Pour Jonathan  Romain, c'est clair que tout le monde a quelque chose dont il ne veut pas qu'on rie. Il faut avoir assez de respect de soi, être assez confiant, assez solide, pour ne pas se laisser  détruire par une satire qui nous attaque. Le droit de prêcher est aussi fondamental que le droit de blasphémer. Il préfère trop de liberté d'expression plutôt que de devoir se museler. Alors qu'avant, la foi était une certitude, la société sécularisée a appris aux religions la liberté de débat. Il faut de la critique et des débats pour progresser. Mais c'est justement ce que ne veulent pas les fondamentalistes, soulignera Sophie in't Veld : pas de liberté pour tous, pas de changement.

[Très dommage vraiment qu'il ne se soit pas trouvé un intervenant musulman disponible pour venir donner son point de vue. Car tout ceci me semble très consensuellement occidental. Me trompé-je, ou nous assistons à une espèce d'union sacrée entre laïcs et judéo-chrétiens face à l'Islam ...?]

C'est l'eurodéputée française Virginie Rozière qui conclut la rencontre en rappelant que la laïcité est une conception de la société permettant de ménager la coexistence des croyances. Ces dernières n'ont donc pas besoin de considération particulière. Si liberté d'expression et croyances religieuses se heurtent, c'est parce que chacun est intimement convaincu d'être dans le vrai. Le blasphème n'a pas d'existence pour celui qui ne croit pas. L'offense se mesure à l'aune de la susceptibilité du groupe ou de la personne. D'autres groupes sont moqués : les femmes, les homosexuels, les personnalités politiques ! Et c'est normal que le débat public soit excessif. La frontière à ne pas dépasser, c'est l'incitation à la haine des individus. Soyons capables de nous projeter en dehors de nous-mêmes pour ouvrir à un débat riche. En fait, ce sont les extrémistes qui dressent la plus cruelle caricature des religions ...

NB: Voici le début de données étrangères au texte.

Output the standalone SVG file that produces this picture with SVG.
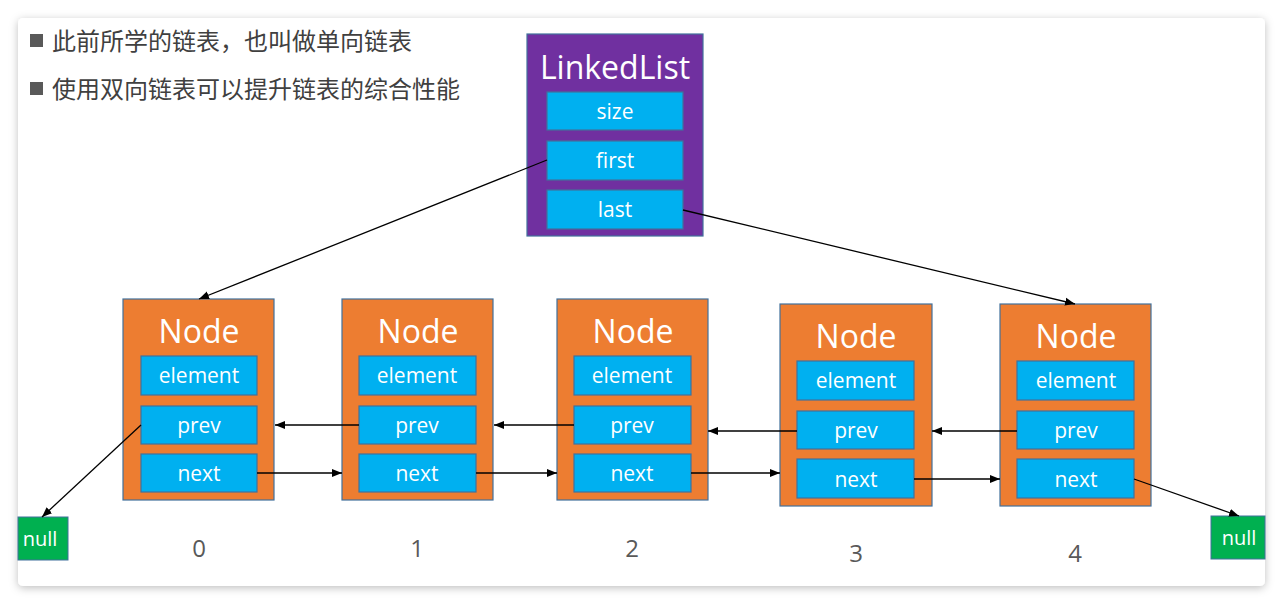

[Je déteste vos idées, mais je me battrai pour votre droit à les exprimer, disait Voltaire. Sommes-nous prêts à militer pour défendre un "droit d'offenser" ...? Je sors de cette rencontre avec plus de questions que de réponses ... Sans parler du besoin pour le Conseil consultatif (dont nous faisons partie via le Réseau Européen Église et Liberté) de ne pas en rester au niveau des rencontres et du débat, mais d'effectuer un travail commun.]